Problem description: From the first line of the listing below, retype each line up to and including the one with "x = np.arange(len(cats)) + 0.5"; pictures stay out.

-- BEGIN Dataset extract --

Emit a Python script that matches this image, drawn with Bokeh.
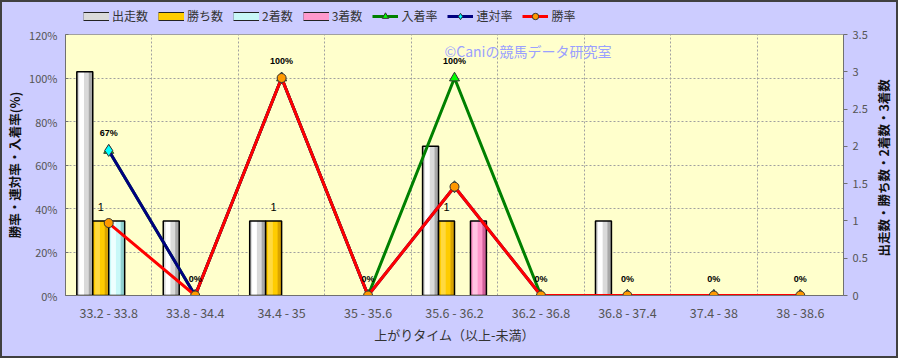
import numpy as np
from bokeh.plotting import figure
from bokeh.layouts import column, row
from bokeh.models import (Range1d, LinearAxis, FixedTicker, NumeralTickFormatter,
                          Legend, LegendItem, Label)
from bokeh.core.properties import value
from bokeh.embed import file_html
from bokeh.resources import INLINE

# ---------------- data ----------------
cats = ["33.2 - 33.8", "33.8 - 34.4", "34.4 - 35", "35 - 35.6", "35.6 - 36.2",
        "36.2 - 36.8", "36.8 - 37.4", "37.4 - 38", "38 - 38.6"]
runs = [3, 1, 1, 0, 2, 0, 1, 0, 0]          # 出走数
wins = [1, 0, 1, 0, 1, 0, 0, 0, 0]          # 勝ち数
seconds = [1, 0, 0, 0, 0, 0, 0, 0, 0]       # 2着数
thirds = [0, 0, 0, 0, 1, 0, 0, 0, 0]        # 3着数
place_rate = [0.667, 0, 1.0, 0, 1.0, 0, 0, 0, 0]     # 入着率
quinella_rate = [0.667, 0, 1.0, 0, 0.5, 0, 0, 0, 0]  # 連対率
win_rate = [0.333, 0, 1.0, 0, 0.5, 0, 0, 0, 0]       # 勝率
pct_ticks = [0, 0.2, 0.4, 0.6, 0.8, 1.0, 1.2]
cnt_ticks = [0, 0.5, 1, 1.5, 2, 2.5, 3, 3.5]
right_title = "出走数・勝ち数・2着数・3着数"

FONT = "Noto Sans CJK JP"
BG = "#CCCCFF"
x = np.arange(len(cats)) + 0.5

# ---------------- main figure ----------------
PW, PH = 868, 332
p = figure(width=PW, height=PH, x_range=Range1d(0, len(cats)), y_range=Range1d(0, 1.2),
           output_backend="svg", toolbar_location=None, title=None,
           min_border_left=63, min_border_right=26, min_border_top=10, min_border_bottom=61,
           background_fill_color="#FFFFCC", border_fill_color=BG)
p.outline_line_color = "#A0A0A0"
p.extra_y_ranges = {"cnt": Range1d(0, 3.5)}

p.xgrid.ticker = FixedTicker(ticks=list(range(1, len(cats))))
p.ygrid.ticker = FixedTicker(ticks=pct_ticks)
for g in (p.xgrid, p.ygrid):
    g.grid_line_color = "#A0A0A0"
    g.grid_line_dash = "2 2"
    g.grid_line_width = 1

p.xaxis.ticker = FixedTicker(ticks=list(x))
p.xaxis.major_label_overrides = {float(xi): c for xi, c in zip(x, cats)}
p.xaxis.axis_label = "上がりタイム（以上-未満）"
p.xaxis.major_tick_out = 0
p.xaxis.major_tick_in = 0
p.xaxis.minor_tick_out = 0
p.xaxis.major_label_standoff = 7
p.xaxis.axis_label_standoff = 0

p.yaxis.ticker = FixedTicker(ticks=pct_ticks)
p.yaxis.formatter = NumeralTickFormatter(format="0%")
p.yaxis.axis_label = "勝率・連対率・入着率(%)"
p.yaxis.major_tick_in = 3
p.yaxis.major_tick_out = 0
p.yaxis.minor_tick_out = 0
p.yaxis.minor_tick_in = 0
p.yaxis.major_label_standoff = 8

ry = LinearAxis(y_range_name="cnt", ticker=FixedTicker(ticks=cnt_ticks),
                formatter=NumeralTickFormatter(format="0.[0]"))
ry.major_tick_out = 4
ry.major_tick_in = 0
ry.minor_tick_out = 0
ry.major_label_standoff = 5
p.add_layout(ry, "right")

for ax in (p.xaxis[0], p.yaxis[0], ry):
    ax.axis_line_color = "#707070"
    ax.major_tick_line_color = "#707070"
    ax.major_label_text_font = FONT
    ax.major_label_text_font_size = "11px"
    ax.major_label_text_color = "#555555"
    ax.axis_label_text_font = FONT
    ax.axis_label_text_font_size = "13px"
    ax.axis_label_text_font_style = "bold"
    ax.axis_label_text_color = "#111111"
p.xaxis.major_label_text_font_size = "12.5px"
p.xaxis.axis_label_text_font_style = "normal"
p.xaxis.axis_label_text_color = "#333333"
p.yaxis.axis_label_text_font_size = "12.5px"
p.yaxis.axis_label_standoff = 2

# ---------------- right title strip ----------------
RW = 898 - 4 - PW
rf = figure(width=RW, height=PH, x_range=Range1d(0, RW), y_range=Range1d(0, PH),
            output_backend="svg", toolbar_location=None, title=None,
            x_axis_type=None, y_axis_type=None,
            min_border_left=0, min_border_right=0, min_border_top=0, min_border_bottom=0,
            background_fill_color=BG, border_fill_color=BG)
rf.outline_line_color = None
rf.grid.visible = False
rf.add_layout(Label(x=13, y=162.5, text=right_title, angle=np.pi / 2,
                    text_align="center", text_baseline="middle", text_font=FONT,
                    text_font_size="12.5px", text_font_style="bold", text_color="#111111"))

# ---------------- legend strip ----------------
lf = figure(width=898 - 4, height=22, x_range=Range1d(0, 1), y_range=Range1d(0, 1),
            output_backend="svg", toolbar_location=None, title=None,
            x_axis_type=None, y_axis_type=None,
            min_border_left=63, min_border_right=0, min_border_top=0, min_border_bottom=0,
            background_fill_color=BG, border_fill_color=BG)
lf.outline_line_color = None
lf.grid.visible = False

# ---------------- bars ----------------
w = 0.1846
offs = [-1.5 * w, -0.5 * w, 0.5 * w, 1.5 * w]
bar_series = [
    ("出走数", runs, ("#A8A8A8", "#DADADA", "#FFFFFF")),
    ("勝ち数", wins, ("#D9A400", "#FFCC00", "#FFD940")),
    ("2着数", seconds, ("#90D0D0", "#C8F8F8", "#EEFFFF")),
    ("3着数", thirds, ("#D0609A", "#FF99CC", "#FFC4E2")),
]
legend_items = []
for (name, vals, (dark, mid, light)), off in zip(bar_series, offs):
    xs = x + off
    tops = [v if v > 0 else np.nan for v in vals]
    p.vbar(x=xs, top=tops, width=w, fill_color=dark, line_color=None, y_range_name="cnt")
    p.vbar(x=xs - 0.1 * w, top=tops, width=0.7 * w, fill_color=mid, line_color=None, y_range_name="cnt")
    p.vbar(x=xs - 0.2 * w, top=tops, width=0.3 * w, fill_color=light, line_color=None, y_range_name="cnt")
    p.vbar(x=xs, top=tops, width=w, fill_color=None, line_color="black", line_width=1.5, y_range_name="cnt")
    r1 = lf.line([-10], [-10], line_width=9, line_color="#222222")
    r2 = lf.line([-10], [-10], line_width=7, line_color=mid)
    legend_items.append(LegendItem(label=name, renderers=[r1, r2]))

# ---------------- lines ----------------
line_series = [
    ("入着率", place_rate, "#008000", "triangle", 10, "#00FF00"),
    ("連対率", quinella_rate, "#000080", "diamond", 12, "#00FFFF"),
    ("勝率", win_rate, "#FF0000", "circle", 9, "#FF9900"),
]
for name, vals, col, mk, sz, fc in line_series:
    p.line(x, vals, line_color=col, line_width=3)
    p.scatter(x, vals, marker=mk, size=sz, fill_color=fc, line_color="#333333", line_width=1)
    rl = lf.line([-10], [-10], line_color=col, line_width=3)
    rs = lf.scatter([-10], [-10], marker=mk, size=sz, fill_color=fc, line_color="#333333", line_width=1)
    legend_items.append(LegendItem(label=name, renderers=[rl, rs]))

# ---------------- data labels ----------------
place_labels = [f"{round(v * 100)}%" for v in place_rate]
p.text(x, place_rate, text=place_labels, y_offset=-17, text_align="center",
       text_baseline="middle", text_font=value("Liberation Sans"), text_font_size="9px",
       text_font_style="bold", text_color="black")
wx = [xi + offs[1] for xi, v in zip(x, wins) if v > 0]
wy = [v for v in wins if v > 0]
p.text(wx, wy, text=[str(v) for v in wy], y_offset=-14, text_align="center",
       text_baseline="middle", text_font=value("Liberation Sans"), text_font_size="11px",
       text_color="black", y_range_name="cnt")

p.add_layout(Label(x=4.385, y=1.122, text="©Caniの競馬データ研究室", text_font=FONT,
                   text_font_size="14px", text_color="#9AA0FF", text_baseline="middle"))

legend = Legend(items=legend_items, orientation="horizontal", location=(18, 0),
                glyph_width=26, glyph_height=16, label_height=16, label_standoff=3,
                spacing=10, padding=0, margin=0, background_fill_alpha=0,
                border_line_color=None, label_text_font=FONT, label_text_font_size="12px",
                label_text_color="#333333")
lf.add_layout(legend, "center")

layout = column(lf, row(p, rf, spacing=0), spacing=0,
                styles={"border": "2px solid #404040", "background-color": BG})
open("out.html", "w").write(file_html(layout, INLINE))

-- END Dataset extract --

Exercise result:
Emit a Python script that matches this image, drawn with Bokeh.
import numpy as np
from bokeh.plotting import figure
from bokeh.layouts import column, row
from bokeh.models import (Range1d, LinearAxis, FixedTicker, NumeralTickFormatter,
                          Legend, LegendItem, Label)
from bokeh.core.properties import value
from bokeh.embed import file_html
from bokeh.resources import INLINE

# ---------------- data ----------------
cats = ["33.2 - 33.8", "33.8 - 34.4", "34.4 - 35", "35 - 35.6", "35.6 - 36.2",
        "36.2 - 36.8", "36.8 - 37.4", "37.4 - 38", "38 - 38.6"]
runs = [3, 1, 1, 0, 2, 0, 1, 0, 0]          # 出走数
wins = [1, 0, 1, 0, 1, 0, 0, 0, 0]          # 勝ち数
seconds = [1, 0, 0, 0, 0, 0, 0, 0, 0]       # 2着数
thirds = [0, 0, 0, 0, 1, 0, 0, 0, 0]        # 3着数
place_rate = [0.667, 0, 1.0, 0, 1.0, 0, 0, 0, 0]     # 入着率
quinella_rate = [0.667, 0, 1.0, 0, 0.5, 0, 0, 0, 0]  # 連対率
win_rate = [0.333, 0, 1.0, 0, 0.5, 0, 0, 0, 0]       # 勝率
pct_ticks = [0, 0.2, 0.4, 0.6, 0.8, 1.0, 1.2]
cnt_ticks = [0, 0.5, 1, 1.5, 2, 2.5, 3, 3.5]
right_title = "出走数・勝ち数・2着数・3着数"

FONT = "Noto Sans CJK JP"
BG = "#CCCCFF"
x = np.arange(len(cats)) + 0.5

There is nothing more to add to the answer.